Instructions to follow » Give back the full listing verbatim, apart from its images.
-- BEGIN Source material --
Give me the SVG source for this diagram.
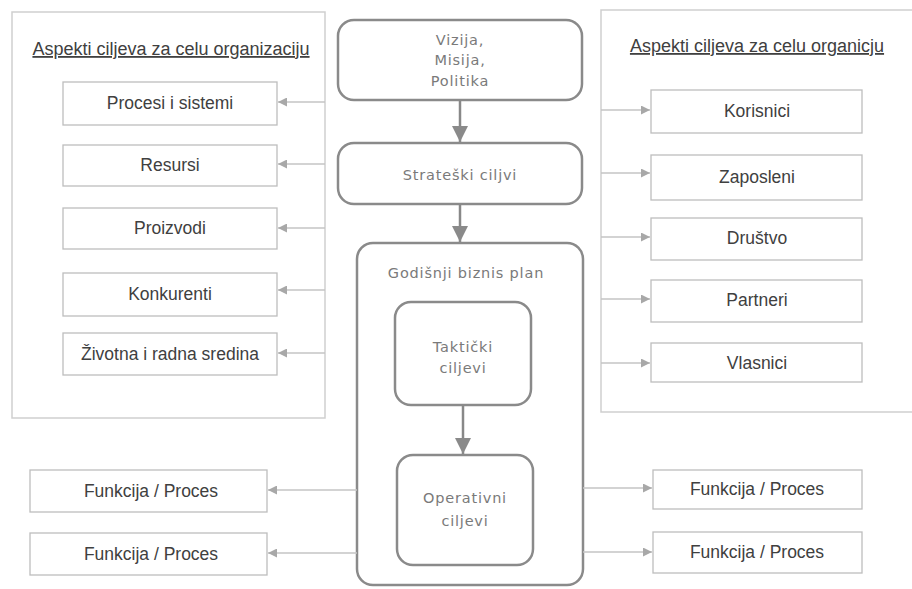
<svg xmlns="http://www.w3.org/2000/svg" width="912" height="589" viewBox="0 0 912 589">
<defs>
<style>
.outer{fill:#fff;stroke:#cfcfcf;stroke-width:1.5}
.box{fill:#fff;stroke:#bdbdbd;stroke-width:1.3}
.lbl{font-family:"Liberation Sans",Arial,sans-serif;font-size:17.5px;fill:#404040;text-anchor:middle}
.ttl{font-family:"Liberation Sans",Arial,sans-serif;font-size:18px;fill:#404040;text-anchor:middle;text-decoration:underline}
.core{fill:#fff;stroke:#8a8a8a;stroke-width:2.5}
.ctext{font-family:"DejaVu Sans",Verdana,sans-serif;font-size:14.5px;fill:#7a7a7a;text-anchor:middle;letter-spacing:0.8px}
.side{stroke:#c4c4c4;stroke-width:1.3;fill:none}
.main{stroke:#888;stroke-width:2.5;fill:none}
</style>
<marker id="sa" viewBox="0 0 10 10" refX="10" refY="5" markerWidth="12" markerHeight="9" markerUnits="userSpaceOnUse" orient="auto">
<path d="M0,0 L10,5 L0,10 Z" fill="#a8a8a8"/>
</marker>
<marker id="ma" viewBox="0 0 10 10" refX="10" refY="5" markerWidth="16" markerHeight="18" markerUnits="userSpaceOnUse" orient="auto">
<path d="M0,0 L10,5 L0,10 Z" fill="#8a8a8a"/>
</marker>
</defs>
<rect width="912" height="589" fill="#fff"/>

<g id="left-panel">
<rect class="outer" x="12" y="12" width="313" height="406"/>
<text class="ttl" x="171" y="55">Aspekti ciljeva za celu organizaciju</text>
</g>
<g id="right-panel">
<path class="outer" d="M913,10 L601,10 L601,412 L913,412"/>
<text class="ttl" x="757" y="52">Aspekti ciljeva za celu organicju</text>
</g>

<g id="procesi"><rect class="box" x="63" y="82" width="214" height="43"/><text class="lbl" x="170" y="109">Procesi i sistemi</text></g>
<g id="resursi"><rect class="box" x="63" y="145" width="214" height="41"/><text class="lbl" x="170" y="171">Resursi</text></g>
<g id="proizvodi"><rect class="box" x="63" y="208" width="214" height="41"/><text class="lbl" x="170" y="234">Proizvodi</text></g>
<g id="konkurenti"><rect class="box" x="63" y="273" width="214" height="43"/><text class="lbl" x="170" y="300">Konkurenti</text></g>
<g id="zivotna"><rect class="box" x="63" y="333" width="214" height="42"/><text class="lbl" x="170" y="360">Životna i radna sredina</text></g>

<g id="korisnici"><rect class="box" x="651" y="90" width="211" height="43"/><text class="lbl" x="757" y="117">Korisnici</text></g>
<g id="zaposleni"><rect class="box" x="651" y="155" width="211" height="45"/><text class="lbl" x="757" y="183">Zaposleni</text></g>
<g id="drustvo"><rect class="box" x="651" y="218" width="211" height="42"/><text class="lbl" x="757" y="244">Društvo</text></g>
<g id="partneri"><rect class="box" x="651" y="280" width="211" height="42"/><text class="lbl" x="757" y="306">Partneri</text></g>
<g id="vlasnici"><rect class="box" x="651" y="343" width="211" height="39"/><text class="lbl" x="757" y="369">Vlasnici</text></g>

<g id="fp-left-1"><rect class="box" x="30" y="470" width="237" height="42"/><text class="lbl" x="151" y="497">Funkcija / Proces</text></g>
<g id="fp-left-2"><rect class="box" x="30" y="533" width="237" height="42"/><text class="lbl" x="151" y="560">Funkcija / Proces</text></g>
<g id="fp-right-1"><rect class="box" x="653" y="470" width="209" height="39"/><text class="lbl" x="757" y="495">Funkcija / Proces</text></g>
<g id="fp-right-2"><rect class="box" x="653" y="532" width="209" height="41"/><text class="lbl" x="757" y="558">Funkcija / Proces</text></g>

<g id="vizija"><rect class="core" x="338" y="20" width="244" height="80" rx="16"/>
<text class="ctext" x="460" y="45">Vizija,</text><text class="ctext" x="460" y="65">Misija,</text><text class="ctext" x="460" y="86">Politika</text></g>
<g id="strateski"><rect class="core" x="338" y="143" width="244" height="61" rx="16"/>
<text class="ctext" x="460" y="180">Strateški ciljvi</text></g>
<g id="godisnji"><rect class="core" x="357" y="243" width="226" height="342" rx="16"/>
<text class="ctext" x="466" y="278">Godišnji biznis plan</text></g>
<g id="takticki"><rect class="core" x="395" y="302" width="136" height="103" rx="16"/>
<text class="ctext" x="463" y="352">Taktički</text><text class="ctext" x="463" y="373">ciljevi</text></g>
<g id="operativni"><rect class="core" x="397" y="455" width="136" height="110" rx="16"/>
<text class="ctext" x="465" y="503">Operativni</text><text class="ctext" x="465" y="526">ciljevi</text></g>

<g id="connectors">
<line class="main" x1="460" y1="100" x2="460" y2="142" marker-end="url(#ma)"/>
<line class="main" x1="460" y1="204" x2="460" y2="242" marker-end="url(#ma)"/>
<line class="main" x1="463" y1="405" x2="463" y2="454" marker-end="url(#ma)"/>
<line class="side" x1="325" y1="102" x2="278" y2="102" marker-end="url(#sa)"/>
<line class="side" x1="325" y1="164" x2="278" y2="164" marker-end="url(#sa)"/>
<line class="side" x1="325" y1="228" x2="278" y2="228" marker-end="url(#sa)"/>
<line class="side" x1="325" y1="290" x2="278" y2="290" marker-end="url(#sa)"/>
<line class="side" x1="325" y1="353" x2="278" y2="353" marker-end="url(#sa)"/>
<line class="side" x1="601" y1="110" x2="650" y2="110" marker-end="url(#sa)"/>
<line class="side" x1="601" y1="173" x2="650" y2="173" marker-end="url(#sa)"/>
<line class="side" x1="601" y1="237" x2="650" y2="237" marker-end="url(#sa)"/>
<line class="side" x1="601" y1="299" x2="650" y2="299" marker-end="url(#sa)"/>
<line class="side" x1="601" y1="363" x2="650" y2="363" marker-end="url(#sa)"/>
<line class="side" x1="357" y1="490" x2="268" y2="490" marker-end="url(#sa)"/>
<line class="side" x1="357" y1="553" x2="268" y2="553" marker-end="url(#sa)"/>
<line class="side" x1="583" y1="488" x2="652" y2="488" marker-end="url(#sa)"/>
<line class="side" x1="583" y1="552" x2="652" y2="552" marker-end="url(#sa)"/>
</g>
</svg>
-- END Source material --
Complete output »
Give me the SVG source for this diagram.
<svg xmlns="http://www.w3.org/2000/svg" width="912" height="589" viewBox="0 0 912 589">
<defs>
<style>
.outer{fill:#fff;stroke:#cfcfcf;stroke-width:1.5}
.box{fill:#fff;stroke:#bdbdbd;stroke-width:1.3}
.lbl{font-family:"Liberation Sans",Arial,sans-serif;font-size:17.5px;fill:#404040;text-anchor:middle}
.ttl{font-family:"Liberation Sans",Arial,sans-serif;font-size:18px;fill:#404040;text-anchor:middle;text-decoration:underline}
.core{fill:#fff;stroke:#8a8a8a;stroke-width:2.5}
.ctext{font-family:"DejaVu Sans",Verdana,sans-serif;font-size:14.5px;fill:#7a7a7a;text-anchor:middle;letter-spacing:0.8px}
.side{stroke:#c4c4c4;stroke-width:1.3;fill:none}
.main{stroke:#888;stroke-width:2.5;fill:none}
</style>
<marker id="sa" viewBox="0 0 10 10" refX="10" refY="5" markerWidth="12" markerHeight="9" markerUnits="userSpaceOnUse" orient="auto">
<path d="M0,0 L10,5 L0,10 Z" fill="#a8a8a8"/>
</marker>
<marker id="ma" viewBox="0 0 10 10" refX="10" refY="5" markerWidth="16" markerHeight="18" markerUnits="userSpaceOnUse" orient="auto">
<path d="M0,0 L10,5 L0,10 Z" fill="#8a8a8a"/>
</marker>
</defs>
<rect width="912" height="589" fill="#fff"/>

<g id="left-panel">
<rect class="outer" x="12" y="12" width="313" height="406"/>
<text class="ttl" x="171" y="55">Aspekti ciljeva za celu organizaciju</text>
</g>
<g id="right-panel">
<path class="outer" d="M913,10 L601,10 L601,412 L913,412"/>
<text class="ttl" x="757" y="52">Aspekti ciljeva za celu organicju</text>
</g>

<g id="procesi"><rect class="box" x="63" y="82" width="214" height="43"/><text class="lbl" x="170" y="109">Procesi i sistemi</text></g>
<g id="resursi"><rect class="box" x="63" y="145" width="214" height="41"/><text class="lbl" x="170" y="171">Resursi</text></g>
<g id="proizvodi"><rect class="box" x="63" y="208" width="214" height="41"/><text class="lbl" x="170" y="234">Proizvodi</text></g>
<g id="konkurenti"><rect class="box" x="63" y="273" width="214" height="43"/><text class="lbl" x="170" y="300">Konkurenti</text></g>
<g id="zivotna"><rect class="box" x="63" y="333" width="214" height="42"/><text class="lbl" x="170" y="360">Životna i radna sredina</text></g>

<g id="korisnici"><rect class="box" x="651" y="90" width="211" height="43"/><text class="lbl" x="757" y="117">Korisnici</text></g>
<g id="zaposleni"><rect class="box" x="651" y="155" width="211" height="45"/><text class="lbl" x="757" y="183">Zaposleni</text></g>
<g id="drustvo"><rect class="box" x="651" y="218" width="211" height="42"/><text class="lbl" x="757" y="244">Društvo</text></g>
<g id="partneri"><rect class="box" x="651" y="280" width="211" height="42"/><text class="lbl" x="757" y="306">Partneri</text></g>
<g id="vlasnici"><rect class="box" x="651" y="343" width="211" height="39"/><text class="lbl" x="757" y="369">Vlasnici</text></g>

<g id="fp-left-1"><rect class="box" x="30" y="470" width="237" height="42"/><text class="lbl" x="151" y="497">Funkcija / Proces</text></g>
<g id="fp-left-2"><rect class="box" x="30" y="533" width="237" height="42"/><text class="lbl" x="151" y="560">Funkcija / Proces</text></g>
<g id="fp-right-1"><rect class="box" x="653" y="470" width="209" height="39"/><text class="lbl" x="757" y="495">Funkcija / Proces</text></g>
<g id="fp-right-2"><rect class="box" x="653" y="532" width="209" height="41"/><text class="lbl" x="757" y="558">Funkcija / Proces</text></g>

<g id="vizija"><rect class="core" x="338" y="20" width="244" height="80" rx="16"/>
<text class="ctext" x="460" y="45">Vizija,</text><text class="ctext" x="460" y="65">Misija,</text><text class="ctext" x="460" y="86">Politika</text></g>
<g id="strateski"><rect class="core" x="338" y="143" width="244" height="61" rx="16"/>
<text class="ctext" x="460" y="180">Strateški ciljvi</text></g>
<g id="godisnji"><rect class="core" x="357" y="243" width="226" height="342" rx="16"/>
<text class="ctext" x="466" y="278">Godišnji biznis plan</text></g>
<g id="takticki"><rect class="core" x="395" y="302" width="136" height="103" rx="16"/>
<text class="ctext" x="463" y="352">Taktički</text><text class="ctext" x="463" y="373">ciljevi</text></g>
<g id="operativni"><rect class="core" x="397" y="455" width="136" height="110" rx="16"/>
<text class="ctext" x="465" y="503">Operativni</text><text class="ctext" x="465" y="526">ciljevi</text></g>

<g id="connectors">
<line class="main" x1="460" y1="100" x2="460" y2="142" marker-end="url(#ma)"/>
<line class="main" x1="460" y1="204" x2="460" y2="242" marker-end="url(#ma)"/>
<line class="main" x1="463" y1="405" x2="463" y2="454" marker-end="url(#ma)"/>
<line class="side" x1="325" y1="102" x2="278" y2="102" marker-end="url(#sa)"/>
<line class="side" x1="325" y1="164" x2="278" y2="164" marker-end="url(#sa)"/>
<line class="side" x1="325" y1="228" x2="278" y2="228" marker-end="url(#sa)"/>
<line class="side" x1="325" y1="290" x2="278" y2="290" marker-end="url(#sa)"/>
<line class="side" x1="325" y1="353" x2="278" y2="353" marker-end="url(#sa)"/>
<line class="side" x1="601" y1="110" x2="650" y2="110" marker-end="url(#sa)"/>
<line class="side" x1="601" y1="173" x2="650" y2="173" marker-end="url(#sa)"/>
<line class="side" x1="601" y1="237" x2="650" y2="237" marker-end="url(#sa)"/>
<line class="side" x1="601" y1="299" x2="650" y2="299" marker-end="url(#sa)"/>
<line class="side" x1="601" y1="363" x2="650" y2="363" marker-end="url(#sa)"/>
<line class="side" x1="357" y1="490" x2="268" y2="490" marker-end="url(#sa)"/>
<line class="side" x1="357" y1="553" x2="268" y2="553" marker-end="url(#sa)"/>
<line class="side" x1="583" y1="488" x2="652" y2="488" marker-end="url(#sa)"/>
<line class="side" x1="583" y1="552" x2="652" y2="552" marker-end="url(#sa)"/>
</g>
</svg>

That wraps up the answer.